Di antara puing ruang kuliah yang kaca-kacanya pecah dan dinding-dinding yang retak, serta lorong-lorong yang masih menyimpan aroma debu dan ingatan serangan udara, kehidupan akhirnya kembali berdenyut di Universitas Islam Gaza.
Setelah dua tahun terputus dari aktivitas kuliah akibat perang, kampus yang sempat hancur itu kembali membuka pintunya. Ratusan mahasiswa datang membawa buku, harapan, dan keyakinan bahwa pendidikan tetap layak diperjuangkan, meski bangunan yang mereka masuki baru dipulihkan sebagian dan masih menjadi saksi bisu kekejaman perang.
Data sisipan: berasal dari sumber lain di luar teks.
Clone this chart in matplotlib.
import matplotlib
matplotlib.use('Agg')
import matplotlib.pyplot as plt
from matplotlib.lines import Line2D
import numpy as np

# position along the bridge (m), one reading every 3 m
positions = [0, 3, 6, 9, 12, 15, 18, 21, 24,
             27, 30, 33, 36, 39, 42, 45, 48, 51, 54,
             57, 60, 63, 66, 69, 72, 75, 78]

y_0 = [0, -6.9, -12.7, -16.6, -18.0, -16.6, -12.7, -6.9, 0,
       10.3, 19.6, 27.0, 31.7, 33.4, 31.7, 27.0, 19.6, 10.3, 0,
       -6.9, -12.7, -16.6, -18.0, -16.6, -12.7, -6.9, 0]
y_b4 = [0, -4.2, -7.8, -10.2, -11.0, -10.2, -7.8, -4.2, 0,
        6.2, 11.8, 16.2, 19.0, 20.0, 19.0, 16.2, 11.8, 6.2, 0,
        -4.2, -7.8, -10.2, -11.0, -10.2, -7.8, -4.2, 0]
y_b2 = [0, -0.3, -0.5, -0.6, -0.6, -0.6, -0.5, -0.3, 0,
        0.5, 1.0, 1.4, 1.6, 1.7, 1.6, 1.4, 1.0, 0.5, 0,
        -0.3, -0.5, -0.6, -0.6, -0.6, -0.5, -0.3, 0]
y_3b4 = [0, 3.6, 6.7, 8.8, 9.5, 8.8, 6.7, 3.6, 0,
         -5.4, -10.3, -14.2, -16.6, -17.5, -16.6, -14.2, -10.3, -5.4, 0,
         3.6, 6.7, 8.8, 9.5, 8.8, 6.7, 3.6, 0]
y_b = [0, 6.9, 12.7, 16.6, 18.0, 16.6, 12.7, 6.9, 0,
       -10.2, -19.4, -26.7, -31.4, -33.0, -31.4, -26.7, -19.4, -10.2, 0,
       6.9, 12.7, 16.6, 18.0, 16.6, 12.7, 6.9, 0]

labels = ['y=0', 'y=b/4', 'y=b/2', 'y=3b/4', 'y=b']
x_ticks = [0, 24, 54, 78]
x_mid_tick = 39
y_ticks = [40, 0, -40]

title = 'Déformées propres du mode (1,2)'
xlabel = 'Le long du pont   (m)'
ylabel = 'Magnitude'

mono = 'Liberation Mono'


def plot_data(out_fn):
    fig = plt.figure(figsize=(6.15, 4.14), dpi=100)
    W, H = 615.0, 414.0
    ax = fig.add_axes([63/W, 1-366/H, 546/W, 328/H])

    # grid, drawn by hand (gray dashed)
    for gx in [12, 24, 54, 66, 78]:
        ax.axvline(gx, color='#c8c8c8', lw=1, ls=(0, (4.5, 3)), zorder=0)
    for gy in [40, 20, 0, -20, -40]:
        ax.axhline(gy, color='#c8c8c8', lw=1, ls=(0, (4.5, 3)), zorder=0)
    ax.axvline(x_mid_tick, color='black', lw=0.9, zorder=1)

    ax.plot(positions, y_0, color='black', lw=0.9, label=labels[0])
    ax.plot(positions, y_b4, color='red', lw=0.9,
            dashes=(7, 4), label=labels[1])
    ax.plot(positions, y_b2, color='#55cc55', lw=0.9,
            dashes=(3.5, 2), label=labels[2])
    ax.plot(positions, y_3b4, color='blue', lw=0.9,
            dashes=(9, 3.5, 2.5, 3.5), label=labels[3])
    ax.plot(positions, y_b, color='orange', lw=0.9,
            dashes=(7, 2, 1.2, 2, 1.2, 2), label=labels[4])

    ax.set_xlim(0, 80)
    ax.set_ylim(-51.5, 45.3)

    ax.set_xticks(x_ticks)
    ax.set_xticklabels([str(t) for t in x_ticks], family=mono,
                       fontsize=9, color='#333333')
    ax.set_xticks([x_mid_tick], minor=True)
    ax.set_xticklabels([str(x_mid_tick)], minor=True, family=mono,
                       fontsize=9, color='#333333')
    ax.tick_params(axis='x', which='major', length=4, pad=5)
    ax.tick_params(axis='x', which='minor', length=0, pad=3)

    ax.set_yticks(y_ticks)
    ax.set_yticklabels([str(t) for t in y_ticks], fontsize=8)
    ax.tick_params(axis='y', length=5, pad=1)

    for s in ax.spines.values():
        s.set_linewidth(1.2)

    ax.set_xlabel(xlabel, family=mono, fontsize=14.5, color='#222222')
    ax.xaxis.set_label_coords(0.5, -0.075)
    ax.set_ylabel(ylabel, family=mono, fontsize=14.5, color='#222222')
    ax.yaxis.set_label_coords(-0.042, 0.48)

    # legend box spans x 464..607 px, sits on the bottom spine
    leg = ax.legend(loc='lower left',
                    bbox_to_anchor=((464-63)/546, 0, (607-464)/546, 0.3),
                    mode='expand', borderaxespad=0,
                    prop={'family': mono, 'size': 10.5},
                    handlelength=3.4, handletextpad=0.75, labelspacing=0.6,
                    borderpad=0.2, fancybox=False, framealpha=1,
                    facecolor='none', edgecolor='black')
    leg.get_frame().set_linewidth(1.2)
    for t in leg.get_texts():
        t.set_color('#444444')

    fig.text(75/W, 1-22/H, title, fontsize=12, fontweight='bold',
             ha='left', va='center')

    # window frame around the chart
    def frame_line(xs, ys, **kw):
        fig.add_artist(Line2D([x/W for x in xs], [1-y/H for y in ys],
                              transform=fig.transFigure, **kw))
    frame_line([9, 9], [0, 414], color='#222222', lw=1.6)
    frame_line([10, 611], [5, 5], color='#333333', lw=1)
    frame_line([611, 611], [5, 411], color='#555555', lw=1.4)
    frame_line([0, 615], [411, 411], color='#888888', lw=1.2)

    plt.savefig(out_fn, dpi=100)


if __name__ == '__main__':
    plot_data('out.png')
Serangan udara Israel pada 12 Oktober 2023 menghancurkan markas utama Universitas Islam Gaza setelah rangkaian bombardemen yang dimulai sejak 7 Oktober, menyusul operasi “Thufanul Aqsha” yang dilakukan para pejuang terhadap permukiman sekitar Gaza. Kampus itu luluh lantak total, menyisakan kehampaan fisik dan kehilangan sebagian besar tenaga pengajarnya.
Kembalinya para mahasiswa menjadi pemandangan yang viral di media sosial. Banyak aktivis menilai momen itu sebagai gambaran keteguhan rakyat Palestina untuk terus belajar meski dikelilingi reruntuhan. Ada pula yang menyebutnya sebagai kabar yang membangkitkan harapan setelah genosida yang menorehkan luka mendalam.
Sebagian netizen mengingatkan bahwa ungkapan “bangkit dari bawah reruntuhan” selama ini sering dipakai sebagai metafora. Namun di Gaza, itu bukan lagi perumpamaan, melainkan kenyataan sehari-hari. Warga bangkit betulan dari bawah debu dan puing, entah untuk mencari nafkah, memperbaiki rumah, membangun kembali ruang rawat di rumah sakit, atau menghidupkan kampus yang hancur.
Kembalinya mahasiswa dan mahasiswi ke ruang-ruang kuliah yang retak juga menyimpan makna yang lebih dalam. Perang merenggut puluhan akademisi dan ilmuwan kampus tersebut, termasuk Profesor Fisika Sufyan Tayeh, pakar linguistik Rifaat Al-Ar’eer, serta Profesor Kedokteran dan Bedah Umar Farwana — nama-nama besar yang selama ini menjadi pilar ilmu pengetahuan di Gaza.
Menurut para pengamat, pemandangan itu adalah salah satu adegan yang paling “mengusik” pendudukan: bahwa ilmu di Gaza tidak padam. Dukungan terhadap mahasiswa dan pembangunan wakaf pendidikan dinilai sebagai salah satu bentuk solidaritas tertinggi bagi masa depan Gaza.
“Ini bukan sekadar kembali ke bangku kuliah,” tulis seorang aktivis. “Ini adalah kembalinya harapan, kembalinya identitas, dan tegaknya hak untuk belajar yang bertahan dari kekosongan dan kehancuran.”
Aktivis lain menambahkan, “Pembukaan kembali kampus adalah pesan yang tegas — ilmu di Gaza tidak akan pernah patah, sekeras apa pun ujian yang datang.”
Dalam berbagai tanggapan, para penulis menegaskan bahwa Universitas Islam Gaza membuktikan kemampuannya untuk bangkit dan melanjutkan pendidikan tatap muka, meski bangunan dan fasilitas akademiknya mengalami kerusakan luas. Kampus itu telah menjelma simbol ketahanan, kehidupan, dan perlawanan ilmu pengetahuan terhadap perang.
Catatan terbaru menyebutkan, agresi Israel telah menewaskan lebih dari 13.500 mahasiswa dan guru di Gaza, serta sekitar 193 ilmuwan, profesor, dan peneliti yang selama ini memberi kontribusi penting bagi kemajuan ilmu pengetahuan dunia.